I wonder what happens if one of the signals in an always statement's sensitivity list changes before the always statement has completed?

Should the always statement get restarted?

Should the always statement get restarted after the first pass has completed?

Or should the sensitivity list get "de-activated" until the first pass has completed?

Does anybody know what the LRM says and what section in the LRM that deals with this issue?

Thanks for the response!

It is in line with how VCS behaves.

As far as I can tell, the consequence though is that an always statement is TOTALLY useless with regard to modeling of combinatorial logic.

Section 11.4.1. of the IEEE std 1364-2005 says: Statements within a begin-end block shall be executed in the order in which they appear in that begin-end block. Execution of statements in a particular begin-end block can be suspended in favor of other processes in the model.

Example (only to illustrate the uselessness of always statements):

always @(a) begin
 b = a;
 c = a;
end

Here we have an always statement that does not contain any delays.  The begin-end block will get executed in 0 time when activated.

I think most designers would expect "b" and "c" always to be equal. Maybe they'll change in different delta cycles, but after the simulation time is advanced they should be the same ... right? Otherwise, all behavioral code examples in all text books are wrong!

Now let's say "a" changes from "0"->"1", "b" is set to "1" and the simulator scheduler decides to suspend the process, it does something else that results in "a" going back to "0". Now when it comes back to the begin-end block (all in 0 time) it now assigns "0" to "c". And per your previous response (and I think you are right) the transition of "a" from "1" to "0" (the 2nd trigger) is ignored because it happen while the simulator was in the middle of the begin-end block. Thus we end up with "b" equal to "1" and "c" equal to "0".

Now obviously this only happens if
1) processing of the begin-end block is suspended -and-
2) "a" changes while the begin-end block is suspended -and-
3) triggers are ignored while processing of an always statement is suspended

If the always statement was re-triggered (on "a" going from "1" back to "0") we'd see a glitch on "b" (not different from real gates) but "b" and "c" would both be "0" (correct value) when the simulation time was advanced.
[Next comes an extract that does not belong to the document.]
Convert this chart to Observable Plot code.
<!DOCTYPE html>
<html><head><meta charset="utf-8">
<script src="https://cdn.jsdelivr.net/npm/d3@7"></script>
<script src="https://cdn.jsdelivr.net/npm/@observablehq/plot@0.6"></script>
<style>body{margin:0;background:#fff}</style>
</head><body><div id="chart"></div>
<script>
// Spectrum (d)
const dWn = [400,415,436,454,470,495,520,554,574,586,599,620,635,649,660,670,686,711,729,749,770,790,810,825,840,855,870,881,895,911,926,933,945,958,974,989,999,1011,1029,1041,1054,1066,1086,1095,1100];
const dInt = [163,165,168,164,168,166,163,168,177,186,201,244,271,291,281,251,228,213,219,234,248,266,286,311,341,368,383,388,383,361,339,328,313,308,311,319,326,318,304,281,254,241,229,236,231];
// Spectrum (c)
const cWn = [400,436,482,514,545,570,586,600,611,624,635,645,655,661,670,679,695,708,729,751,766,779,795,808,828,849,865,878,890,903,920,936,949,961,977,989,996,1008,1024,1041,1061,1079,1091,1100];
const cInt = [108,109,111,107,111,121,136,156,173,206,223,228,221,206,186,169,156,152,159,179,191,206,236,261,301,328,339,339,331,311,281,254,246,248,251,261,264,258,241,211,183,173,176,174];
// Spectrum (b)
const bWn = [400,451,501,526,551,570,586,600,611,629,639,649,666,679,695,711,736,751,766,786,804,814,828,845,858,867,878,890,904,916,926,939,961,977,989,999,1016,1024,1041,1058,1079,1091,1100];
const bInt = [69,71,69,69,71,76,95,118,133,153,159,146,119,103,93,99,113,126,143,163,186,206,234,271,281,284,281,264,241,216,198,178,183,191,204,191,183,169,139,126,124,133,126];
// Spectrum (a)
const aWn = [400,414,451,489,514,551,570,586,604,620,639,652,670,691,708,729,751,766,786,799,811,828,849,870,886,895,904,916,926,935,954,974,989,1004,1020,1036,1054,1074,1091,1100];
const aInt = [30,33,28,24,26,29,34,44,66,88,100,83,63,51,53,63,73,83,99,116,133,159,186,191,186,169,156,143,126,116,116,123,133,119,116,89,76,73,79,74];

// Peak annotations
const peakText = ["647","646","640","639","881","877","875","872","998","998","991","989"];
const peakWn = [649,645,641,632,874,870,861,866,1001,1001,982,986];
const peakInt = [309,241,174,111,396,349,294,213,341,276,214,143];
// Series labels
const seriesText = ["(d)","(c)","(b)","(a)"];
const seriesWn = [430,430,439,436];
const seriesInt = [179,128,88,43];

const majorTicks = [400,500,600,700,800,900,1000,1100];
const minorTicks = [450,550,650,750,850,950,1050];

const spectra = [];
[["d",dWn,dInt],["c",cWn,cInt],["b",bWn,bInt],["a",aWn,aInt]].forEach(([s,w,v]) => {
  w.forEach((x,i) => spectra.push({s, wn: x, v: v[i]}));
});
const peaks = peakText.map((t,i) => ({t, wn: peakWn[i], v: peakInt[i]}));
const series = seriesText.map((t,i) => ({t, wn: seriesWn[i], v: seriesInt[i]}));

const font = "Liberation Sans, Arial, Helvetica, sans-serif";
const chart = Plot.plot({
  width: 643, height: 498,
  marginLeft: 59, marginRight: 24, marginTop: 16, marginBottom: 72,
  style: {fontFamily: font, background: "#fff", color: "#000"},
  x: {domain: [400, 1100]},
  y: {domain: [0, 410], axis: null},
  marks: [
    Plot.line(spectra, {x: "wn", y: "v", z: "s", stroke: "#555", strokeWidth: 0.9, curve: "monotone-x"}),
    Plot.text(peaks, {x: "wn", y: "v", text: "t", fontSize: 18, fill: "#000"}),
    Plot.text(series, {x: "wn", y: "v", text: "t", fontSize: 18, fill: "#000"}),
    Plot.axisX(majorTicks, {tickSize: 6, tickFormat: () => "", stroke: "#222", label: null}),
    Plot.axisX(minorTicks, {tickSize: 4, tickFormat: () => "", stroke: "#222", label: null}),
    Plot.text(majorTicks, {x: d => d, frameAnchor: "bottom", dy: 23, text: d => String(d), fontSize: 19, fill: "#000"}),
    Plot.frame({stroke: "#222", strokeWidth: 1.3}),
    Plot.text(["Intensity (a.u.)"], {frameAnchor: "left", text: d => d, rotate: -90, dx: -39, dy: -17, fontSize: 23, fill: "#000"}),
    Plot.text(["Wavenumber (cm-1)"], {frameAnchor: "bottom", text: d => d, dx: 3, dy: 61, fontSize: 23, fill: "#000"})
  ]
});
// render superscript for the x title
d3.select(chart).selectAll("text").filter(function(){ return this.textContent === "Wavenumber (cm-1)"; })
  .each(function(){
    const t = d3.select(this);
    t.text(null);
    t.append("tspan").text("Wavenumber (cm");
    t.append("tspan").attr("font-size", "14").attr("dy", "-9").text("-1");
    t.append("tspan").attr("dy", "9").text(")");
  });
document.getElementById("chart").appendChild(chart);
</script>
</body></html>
Thus my original question: Does a suspended always statement get re-triggered if a signal in its sensitivity list changes?

If the answer is NO then I believe always statements are TOTALLY useless per the example above with regard to modeling of combinatorial logic (even for DV).

And it does indeed look like the simulators from all the big EDA vendors work like illustrated above ... scary!!!

Likewise, if begin-end blocks w/o timing control aren't suspended we (RTL designers / DV engineers) wouldn't have a problem either ... but that is totally legal per the reference above.

I haven NOT be able to find it, but I 'd really like to know what the LRM (IEEE 1364-2005 ... I think the standard number has changed though) say about triggers that happens while an always statement is suspended ... could somebody point me to that section in the LRM ... that would be really great. Thanks a lot!